The Irvine Co.'s decision last week to bypass the City of Irvine and pay developer fees directly into a controversial freeway construction fund has left the city's freeway critics scurrying for a new strategy.
According to Irvine Mayor Larry Agran, the company's action circumvents a planned citywide election on the issue of the city's participation in the freeway-financing program. Most political observers agree that such an election could halt continued city collection of the developer fees because of residents' anti-freeway sentiment.
Asked about the city's possible retaliation, Agran, who is part of a "slow growth" council majority, said: "If they (freeway proponents) try to ram something down our throats, then we'll shut down all development in the city. . . . It will get very unpleasant."
However, Councilman Ray Catalano, another member of the slow-growth majority, predicted that "cooler heads" will prevail and that the entire freeway matter will never reach the point requiring a building freeze.
The company's move undercuts freeway opponents because the Irvine Co. is expected to provide 90% of the city's $120-million share of developer fees that are to go to two joint powers authorities overseeing the San Joaquin Hills, Eastern and Foothill freeway projects.
City Could Lose Clout
Without the ability to withhold the Irvine Co.'s contributions, the city would lose much of its political clout on freeway matters, according to county officials.
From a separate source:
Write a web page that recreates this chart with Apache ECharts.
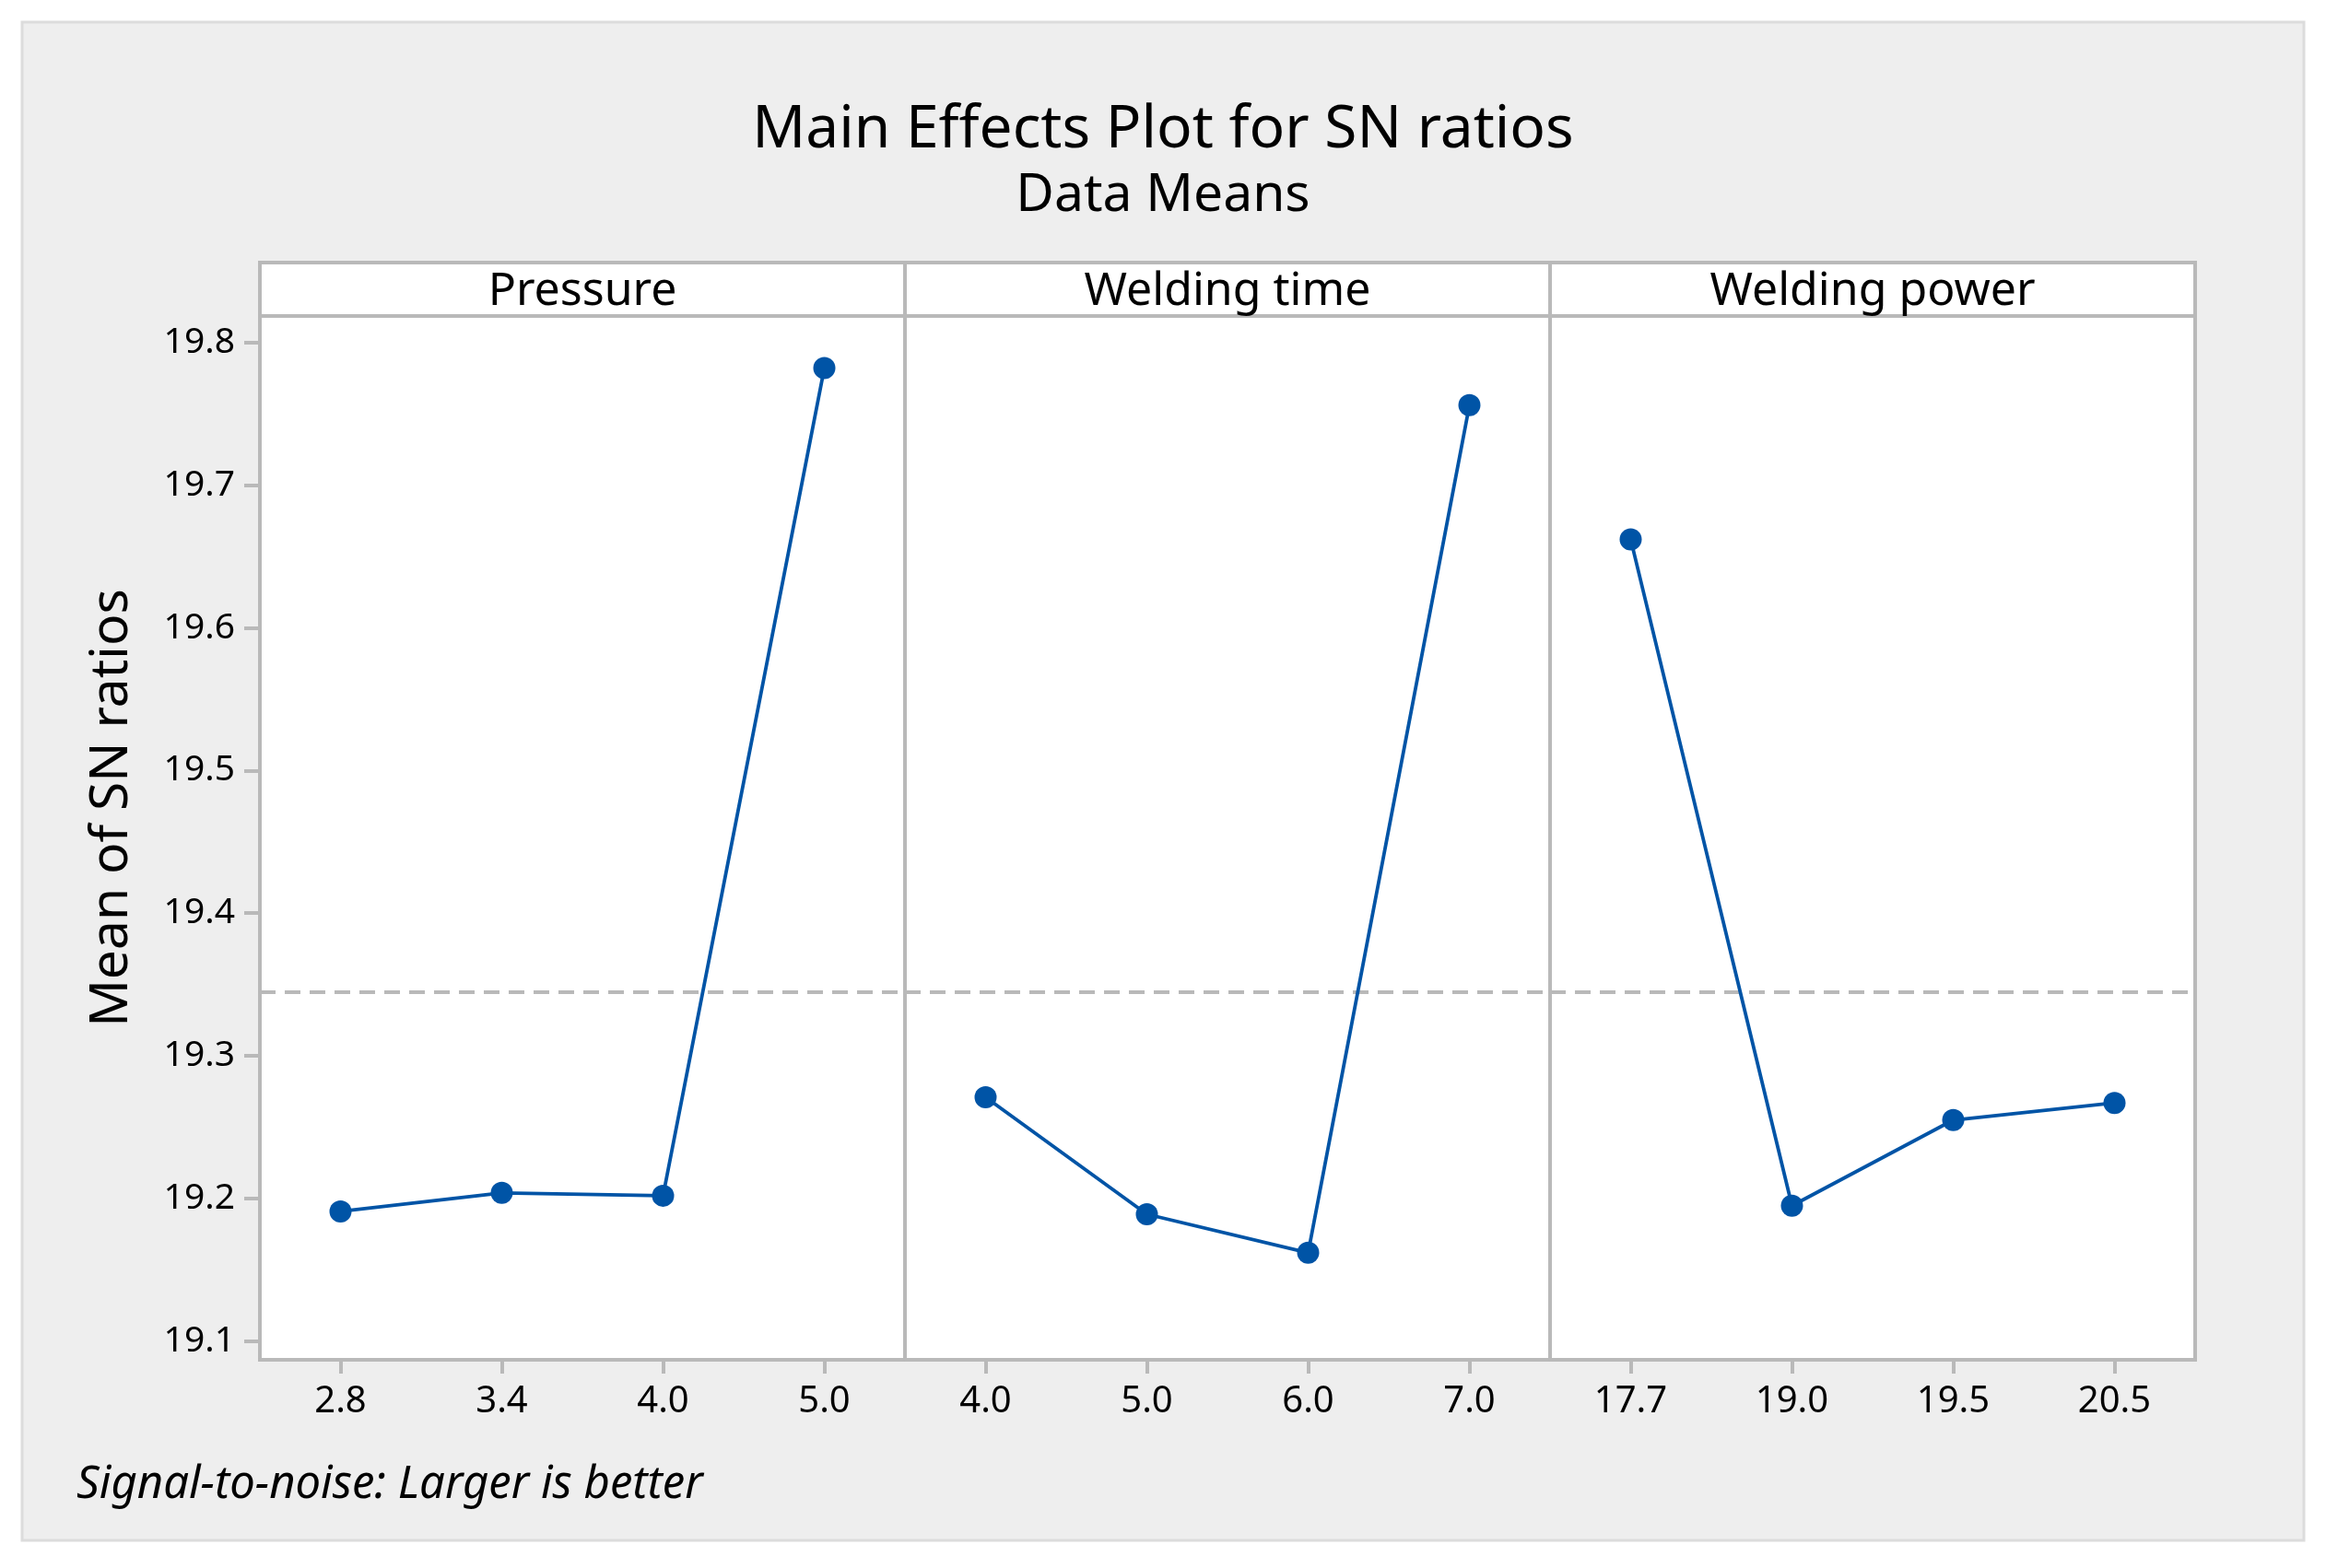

Moreover, the company may be able to convince other developers to adopt the same strategy.
Irvine Co. officials denied that they are trying to circumvent the will of Irvine voters.
"The thinking behind the company's decision is that we see them (developer fees) as a fair-share contribution towards regional transportation improvements," and the company has development projects in other cities besides Irvine, said Irvine Co. transportation director Hugh Fitzpatrick.
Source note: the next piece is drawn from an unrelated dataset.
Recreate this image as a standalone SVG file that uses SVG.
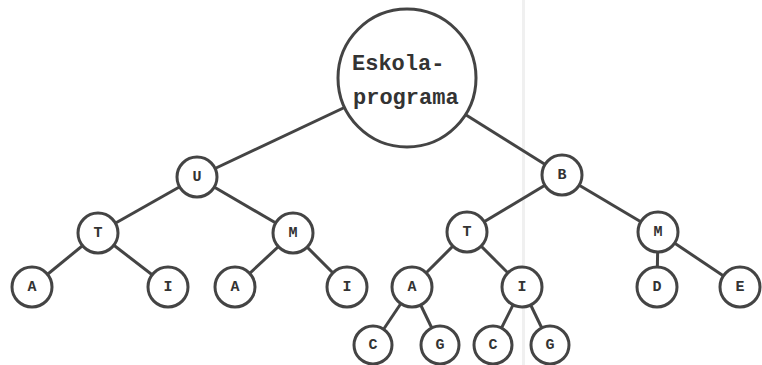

Despite the company's action, Agran is skeptical that the freeway plans will move forward.
He said, for example, that even with the Irvine Co.'s money, the developer-fee program is far from raising anywhere near the $1 billion to $2 billion needed to build the three proposed corridors. Agran also pointed out that Irvine has not revoked the ordinance that requires the Irvine Co. to pay developer fees, adding that the firm is not about to pay the fees twice.
However, Agran and other freeway critics are concerned enough that they are using unusually harsh language in describing possible retaliation.
"We're going to pull the plug on all development in the city, if necessary," said Bill Speros, chairman of the Committee of Seven Thousand, a citizens' group critical of plans for the three new freeways.
"I'm sympathetic with that," Agran said.
Agran and Speros said that shutting down development in Irvine would involve persuading the City Council or voters to adopt a freeze on building permits. But Dave Baker, a council member and former mayor, said he fears that Agran is leading the city into a no-win game of saber-rattling.
One of the greatest fears of the freeway critics is that the joint powers authorities planning the three freeways will use the Irvine Co.'s decision to bypass the City of Irvine in developing freeway designs and routes that stand no chance of acceptance by Irvine residents.
Asked what the company would do if the joint powers authorities develop freeway plans that are unacceptable to Irvine and the city stops issuing building permits, the Irvine Co.'s Fitzpatrick replied:
"The question itself assumes a conflict that we are working hard to avoid. If we fail, we fail, and I don't know what will happen at that point."
"This is getting to be somewhat predictable," added John Erskine, executive director of the Building Industry Assn. of Orange County. "If you (Irvine officials) say that you're not going to play the game unless you get your way and go home, we say the game goes on anyway. And then they blow up the end zone."
The developer-fee program is administered by two joint powers authorities whose members include representatives of nine cities, the county and the business community. Each of the cities is responsible for collecting the developer fees in its area.
Earlier this month, the joint powers authorities barred Irvine from membership after the new, slow-growth majority on the Irvine council voted not to participate in the freeway-financing program unless city voters approve it in an upcoming election.
Other preconditions approved by the City Council included reductions in planned freeway size, changes in some routes and restrictions on future growth.
Meanwhile, the news that the Irvine Co. had decided to pay money directly into the freeway fund if Irvine stops collecting the money was welcomed by Stan Oftelie, executive director of both the Orange County Transportation Commission and the joint powers authorities.